= Violence against indigenous women =

Violence against indigenous women often has higher rates than violence against non‐indigenous women.

Many indigenous communities are rural, with few resources and little help from the government or non-state actors. These groups also often have strained relationships with law enforcement, making prosecution difficult. Many indigenous societies also find themselves at the centre of land disputes between nations and ethnic groups, often resulting in these communities bearing the brunt of national and ethnic conflicts.

== By region ==

=== Central America ===
Guatemalan indigenous women have also faced extensive violence. Throughout over three decades of conflict, Maya women and girls have continued to be targeted. The Commission for Historical Clarification found that 88% of women affected by state-sponsored rape and sexual violence against women were indigenous.

=== North America ===

The concept of white dominion over indigenous women's bodies has been rooted in American history since the beginning of colonisation. The theory of manifest destiny went beyond simple land extension and into the belief that European settlers had the right to exploit Native women's bodies as a method of taming and "humanizing" them.

Canada has an extensive problem with violence against indigenous women, by both indigenous men and non-aboriginals. "[I]t has been consistently found that Aboriginal women have a higher likelihood of being victimised compared to the rest of the female population." While Canadian national averages of violence against women are falling, they have remained the same for aboriginal communities throughout the years. The history of residential schools and economic inequality of indigenous Canadians has resulted in communities facing violence, unemployment, drug use, alcoholism, political corruption, and high rates of suicide. In addition, there has been clear and admitted racism towards indigenous people by the Royal Canadian Mounted Police, making victims less likely to report cases of domestic violence.

Many of the issues facing indigenous women in Canada have been addressed via the Murdered and Missing Indigenous Women (MMIW) initiatives. Thousands of Native Canadian women have gone missing or been killed in the past 30 years, with little representation or attention from the government. Efforts to make the Canadian public aware of these women's disappearances have mostly been led by Aboriginal communities, who often reached across provinces to support one another. In 2015, prime minister Stephen Harper commented that the issue of murdered and missing indigenous women was "not high on our radar", prompting outrage in already frustrated indigenous communities. A few months later, Prime Minister Justin Trudeau launched an official inquiry into the Murdered and Missing Indigenous Women.

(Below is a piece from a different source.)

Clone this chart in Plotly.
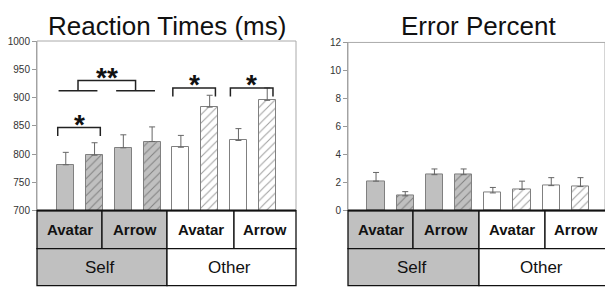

In the United States, Native American women are more than twice as likely to experience violence than any other demographic. One in three Native women is sexually assaulted during her life, and 67% of these assaults are perpetrated by non-Natives, with Native Americans constituting 0.7% of U.S. population in 2015. The disproportionate rate of assault to indigenous women is due to a variety of causes, including but not limited to the historical legal inability of tribes to prosecute on their own on the reservation. The federal Violence Against Women Act was reauthorised in 2013, which for the first time gave tribes jurisdiction to investigate and prosecute felony domestic violence offenses involving Native American and non-Native offenders on the reservation, as 26% of Natives live on reservations. In 2019 the Democrat House passed H.R. 1585 (Violence Against Women Reauthorization Act of 2019) by a vote of 263–158, which increases tribes' prosecution rights much further. However, in the Republican Senate its progress has stalled.

=== South America ===

Violence against indigenous women is often perpetrated by the state, such as in Peru, in the 1990s. President Alberto Fujimori (in office from 1990 to 2000) has been accused of genocide and crimes against humanity as a result of a forced sterilisation program put in place by his administration. During his presidency, Fujimori put in place a program of forced sterilizations against indigenous people (mainly the Quechuas and the Aymaras), in the name of a "public health plan", presented 28 July 1995.

Bolivia has the highest rate of domestic violence in Latin America. Indigenous women self-report physical or sexual violence from a current or former partner at rates of twenty-nine percent, in comparison to the national average of twenty four percent. Bolivia is largely indigenous in its ethnic demographics, and Quechua, Aymara, and Guarani women have been monumental in the nation's fight against violence against women.

=== Oceania ===
In New Zealand, Māori women are two times more likely to experience violence than other women.